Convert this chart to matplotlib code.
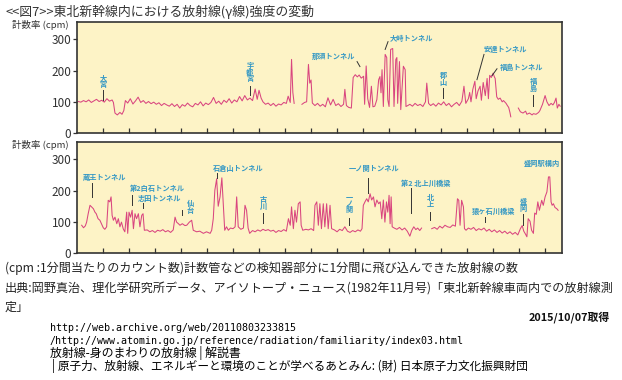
import numpy as np
import matplotlib
matplotlib.use('Agg')
import matplotlib.pyplot as plt

plt.rcParams['font.family'] = ['Noto Sans CJK JP', 'DejaVu Sans']

nan = float('nan')

# upper section: Omiya -> Fukushima (x = position along the line, cpm = count rate)
top_x = [0.5, 1.5, 2.5, 3.5, 4.5, 5.5, 6.5, 7.5, 8.5, 9.5, 10.5, 11.5, 12.5, 13.5, 14,
         14.6, 15.5, 16.5, 17.3, 18, 18.6, 19.5, 20.5, 21.5, 22.5, 23.5, 24.5, 25.5, 26.5,
         27.5, 28.5, 29.5, 30.5, 31.5, 32.5, 33.5, 34.5, 35.5, 36.5, 37.5, 38.5, 39.5, 40.5,
         41.5, 42.5, 43.5, 44.5, 45.5, 46.5, 47.5, 48.5, 49.5, 50.5, 51.5, 52.5, 53.5, 54.5,
         55.5, 56.5, 57.5, 58.5, 59.5, 60.5, 61.5, 62.5, 63.5, 64.5, 65.5, 66.5, 67.5, 68.5,
         69.3, 70, 70.8, 71.5, 72.5, 73.5, 74.5, 75.5, 76.5, 77.5, 78.5, 79.5, 80.5, 81.2,
         82, 82.5, 83, 83.5, 85, 86.5, 87.5, 88.3, 89, 89.5, 90, 90.5, 91.5, 92.5, 93.5,
         94.5, 95.5, 96.5, 97.5, 98.5, 99.5, 100.5, 101.5, 102.5, 103, 103.6, 104.5, 105.5,
         106.2, 107, 107.8, 108.5, 109.3, 110.2, 110.6, 111.2, 111.8, 112.5, 113.2, 113.8,
         114.5, 115.3, 116, 116.5, 116.9, 117.3, 117.8, 118.5, 119.1, 119.5, 120, 120.6,
         121.4, 121.9, 122.6, 123, 123.3, 124, 124.5, 125.5, 126.2, 126.5, 127.2, 128, 129,
         130, 131, 132, 133, 134, 134.5, 135.2, 136, 137, 138, 139, 140, 141, 142, 143, 144,
         145, 146, 147, 148, 148.8, 149.5, 150.5, 151, 151.5, 152.2, 153, 153.5, 154.2, 155,
         155.5, 156.2, 157, 157.7, 158.2, 158.7, 159.3, 160, 160.5, 160.8, 161.4, 162, 162.7,
         163.5, 164, 165, 165.5, 166, 166.5, 166.8, 168, 169.7, 170.5, 171.5, 172.5, 173,
         174, 175, 175.5, 176.5, 177.5, 178, 179, 180, 180.7, 181.5, 182.3, 183, 183.6,
         184.2, 184.7, 185.3, 185.8]
top_cpm = [101, 99, 104, 100, 106, 98, 103, 108, 101, 105, 99, 110, 102, 106, 98,
           64, 58, 66, 60, 72, 104, 96, 110, 93, 103, 115, 98, 104, 95,
           101, 94, 99, 92, 97, 88, 95, 90, 86, 94, 85, 92, 80, 91,
           86, 96, 88, 84, 95, 90, 100, 87, 96, 91, 98, 114, 95, 102,
           92, 105, 98, 110, 96, 106, 100, 117, 103, 120, 106, 112, 104, 141,
           108, 137, 112, 100, 92, 96, 88, 95, 86, 93, 90, 98, 95, 118,
           98, 236, 130, 95, nan, 92, 98, 100, 220, 160, 170, 96, 88, 95, 86,
           92, 84, 113, 90, 108, 88, 94, 85, 92, 140, 88, 82, 80,
           178, 187, 180, 186, 176, 182, 92, 215, 110, 82, 150, 84,
           86, 107, 171, 181, 129, 203, 85, 252, 242, 107, 85, 268,
           271, 85, 236, 242, 95, 229, 75, 214, 203, 85, 88, 92, 86,
           95, 88, 92, 85, 100, 160, 95, 88, 94, 86, 96, 90, 100, 88, 95, 84,
           92, 98, 88, 102, 150, 95, 110, 130, 100, 140, 166, 110, 135, 150,
           105, 162, 120, 175, 110, 185, 178, 192, 180, 175, 116, 108, 112,
           100, 104, 95, 88, 82, 65, 52, nan, 80, 68, 64, 70, 60,
           64, 58, 62, 60, 66, 72, 92, 120, 100, 88, 95, 90, 98,
           112, 80, 92, 86]

# lower section: Zao tunnel -> Morioka
bot_x = [1.8, 2.5, 3.2, 3.7, 4.3, 5, 5.6, 6.3, 6.9, 7.4, 8.1, 8.8, 9.4, 10.1, 10.7, 11.4,
         12, 12.6, 13.1, 13.5, 14, 14.6, 15.3, 15.9, 16.5, 17.1, 17.8, 18.4, 19.1, 19.5, 20,
         20.6, 21.2, 21.7, 22.3, 22.9, 23.6, 24.2, 24.9, 25.4, 25.9, 27, 28, 29, 30, 31, 32,
         33, 34, 35, 36, 37, 37.7, 38.3, 39, 39.6, 40.5, 41.5, 42.2, 43.2, 44.1, 44.7, 46,
         47.2, 48.6, 49.8, 51.2, 51.8, 52.4, 53, 53.7, 54.3, 55, 55.7, 56.3, 56.8, 57.5, 58.2,
         59, 60, 60.8, 61.4, 62, 63, 64, 64.6, 65.2, 65.8, 66.4, 67.5, 68.5, 69.5, 70.5, 71.5,
         72.5, 73.5, 74.5, 75.5, 76.5, 77.5, 78.5, 79.5, 80.5, 81.3, 82, 82.5, 83.2, 83.8,
         84.4, 85.1, 85.8, 86.2, 86.8, 88, 89, 90, 91, 91.5, 92.2, 92.8, 93.4, 94, 94.7, 95.3,
         96, 96.6, 97.3, 97.9, 99, 100, 101, 102, 103, 104, 105, 106, 107, 108, 109, 109.6,
         110.1, 110.8, 111.4, 112, 112.7, 113.3, 114, 114.6, 115.3, 116, 116.6, 117.2, 117.8,
         118.4, 119, 119.5, 120, 120.4, 120.8, 121.2, 122, 123, 124, 125, 126, 127, 128,
         128.7, 129.5, 130.3, 131, 131.8, 132.5, 134, 136.4, 137.5, 138.5, 139.5, 140.5,
         141.5, 142.5, 143.5, 144.5, 145.5, 146.3, 146.8, 147.3, 147.9, 148.6, 149, 149.6,
         150.5, 151.5, 152.5, 153.5, 154.5, 155.5, 156.5, 157.5, 158.5, 159.5, 160.5, 161.5,
         162.5, 163.5, 164.5, 165.5, 166.5, 167.5, 168.5, 169.5, 170.5, 171.2, 171.8, 172.5,
         173, 173.5, 174.2, 174.8, 175.5, 176, 176.6, 177.2, 177.8, 178.7, 179.3, 180, 180.7,
         181.3, 181.8, 182.3, 182.7, 183.2, 183.8, 184.5, 185]
bot_cpm = [89, 81, 87, 99, 126, 153, 148, 142, 131, 126, 110, 105, 94, 81, 76, 84,
           169, 164, 180, 121, 105, 115, 94, 110, 84, 99, 77, 68, 131, 63, 131,
           115, 137, 78, 126, 110, 126, 84, 121, 126, 73, 74, 68, 72, 66, 73, 70,
           75, 68, 72, 66, 74, 115, 99, 94, 89, 94, 88, 89, 99, 105, 73, 68,
           70, 63, 68, 63, 73, 110, 201, 238, 150, 180, 241, 148, 73, 84, 73,
           80, 78, 84, 180, 84, 76, 80, 153, 137, 80, 63, 72, 68, 74, 70, 76,
           72, 75, 70, 73, 66, 72, 69, 75, 70, 110, 89, 148, 78, 137,
           99, 158, 164, 89, 73, 76, 74, 78, 72, 153, 164, 89, 158, 78, 158, 84,
           158, 78, 153, 78, 74, 68, 76, 72, 84, 70, 66, 72, 68, 74, 70, 78,
           153, 165, 174, 164, 190, 170, 180, 148, 170, 158, 164, 110, 170,
           99, 164, 131, 185, 94, 180, 84, 80, 76, 82, 74, 80, 70, 54,
           72, 84, 75, 80, 72, 80, nan, 78, 82, 76, 86, 80,
           89, 84, 82, 90, 86, 174, 169, 89, 169, 148, 78, 73,
           80, 76, 82, 72, 78, 74, 80, 70, 76, 68, 74, 66,
           72, 64, 70, 62, 68, 60, 66, 58, 78, 88, 70, 60,
           52, 110, 102, 73, 63, 128, 124, 164, 137, 169, 153, 180, 196,
           244, 244, 164, 153, 158, 146, 142, 137]

# (text, x, y, leader x0, y0, x1, y1, vertical?)
top_labels = [
    ('大宮', 10, 166, 10, 139, 10, 106, True),
    ('宇都宮', 66.5, 195, 66.5, 152, 66.5, 123, True),
    ('那須トンネル', 98.8, 245, 107.7, 229, 108.8, 213, False),
    ('大峙トンネル', 128.5, 303, 119.6, 293, 118.5, 268, False),
    ('郡山', 140.8, 173, 140.8, 145, 140.8, 113, True),
    ('安達トンネル', 164.6, 268, 156.5, 252, 153.8, 171, False),
    ('福島トンネル', 170.8, 210, 161.5, 206, 159.6, 184, False),
    ('福島', 175.4, 153, 175.4, 123, 175.4, 87, True),
]
bot_labels = [
    ('蔵王トンネル', 10.8, 242, 5.8, 223, 5.8, 179, False),
    ('第2白石トンネル', 31, 207, 21, 185, 21, 153, False),
    ('志田トンネル', 31.9, 175, 25.5, 160, 25.5, 144, False),
    ('仙台', 43.5, 148, 40.4, 137, 40.4, 121, True),
    ('石倉山トンネル', 62, 271, 53.7, 258, 53.7, 239, False),
    ('古川', 71.5, 161, 71.5, 128, 71.5, 96, True),
    ('一ノ関', 104.6, 160, 104.6, 112, 104.6, 89, True),
    ('一ノ関トンネル', 114.2, 271, 112, 242, 112, 191, False),
    ('第2 北上川橋梁', 134, 223, 128.3, 210, 128.3, 128, False),
    ('北上', 135.8, 167, 135.8, 131, 135.8, 105, True),
    ('猿ヶ石川橋梁', 160.2, 134, 157, 115, 157, 99, False),
    ('盛岡', 171.5, 153, 171.5, 124, 171.5, 89, True),
    ('盛岡駅構内', 178.7, 287, None, None, None, None, False),
]

W, H = 622, 380
fig = plt.figure(figsize=(W / 100, H / 100), dpi=100)

def px_box(l, t, r, b):
    return [l / W, 1 - b / H, (r - l) / W, (b - t) / H]

panels = [
    (px_box(77, 22, 562, 133), top_x, top_cpm, top_labels, 24.5),
    (px_box(77, 142, 562, 253), bot_x, bot_cpm, bot_labels, 145),
]

for box, xs, ys, labels, ylab_y in panels:
    ax = fig.add_axes(box)
    ax.set_facecolor('#fdf3c6')
    ax.plot(xs, ys, color='#d9457f', lw=0.75)
    ax.set_xlim(0, 186.5)
    ax.set_ylim(0, 356)
    ax.set_xticks(np.arange(10, 181, 10))
    ax.set_xticklabels([])
    ax.set_yticks([0, 100, 200, 300])
    ax.tick_params(axis='x', direction='in', length=3.5, width=0.9, color='#333333')
    ax.tick_params(axis='y', direction='out', length=3, width=0.9, color='#333333',
                   labelsize=8.5, labelcolor='#333333', pad=1)
    for s in ax.spines.values():
        s.set_linewidth(1.2)
        s.set_color('#333333')
    for text, tx, ty, x0, y0, x1, y1, vert in labels:
        if vert:
            text = '\n'.join(text)
        ax.text(tx, ty, text, ha='center', va='center', fontsize=5.2, color='#3598c4',
                fontweight='bold', linespacing=0.95)
        if x0 is not None:
            ax.plot([x0, x1], [y0, y1], color='#333333', lw=0.7)
    fig.text(12 / W, 1 - ylab_y / H, '計数率 (cpm)', ha='left', va='center',
             fontsize=6.8, color='#333333')

def ftext(x, y, s, **kw):
    fig.text(x / W, 1 - y / H, s, va='center', **kw)

ftext(5, 11.5, '<<図7>>東北新幹線内における放射線(γ線)強度の変動', fontsize=9.3, color='#333333')
ftext(5, 268, '(cpm :1分間当たりのカウント数)計数管などの検知器部分に1分間に飛び込んできた放射線の数',
      fontsize=8.7, color='#222222')
ftext(5, 288, '出典:岡野真治、理化学研究所データ、アイソトープ・ニュース(1982年11月号)「東北新幹線車両内での放射線測',
      fontsize=8.7, color='#222222')
ftext(5, 307, '定」', fontsize=8.7, color='#222222')
ftext(610, 317, '2015/10/07取得', fontsize=7.8, fontweight='bold', ha='right', color='#111111')
mono = ['DejaVu Sans Mono', 'Noto Sans CJK JP']
ftext(50, 328, 'http://web.archive.org/web/20110803233815', fontsize=7.2, family=mono)
ftext(50, 341, '/http://www.atomin.go.jp/reference/radiation/familiarity/index03.html',
      fontsize=7.2, family=mono)
ftext(50, 353, '放射線-身のまわりの放射線 | 解説書', fontsize=8.6)
ftext(52, 366, '| 原子力、放射線、エネルギーと環境のことが学べるあとみん: (財) 日本原子力文化振興財団', fontsize=8.4)

fig.savefig('out.png', dpi=100)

────

### Your instructions
Starting at the first line of the material, output exactly the lines up to and including the one with "nan = float('nan')". Do not include the pictures.

### Final result
Convert this chart to matplotlib code.
import numpy as np
import matplotlib
matplotlib.use('Agg')
import matplotlib.pyplot as plt

plt.rcParams['font.family'] = ['Noto Sans CJK JP', 'DejaVu Sans']

nan = float('nan')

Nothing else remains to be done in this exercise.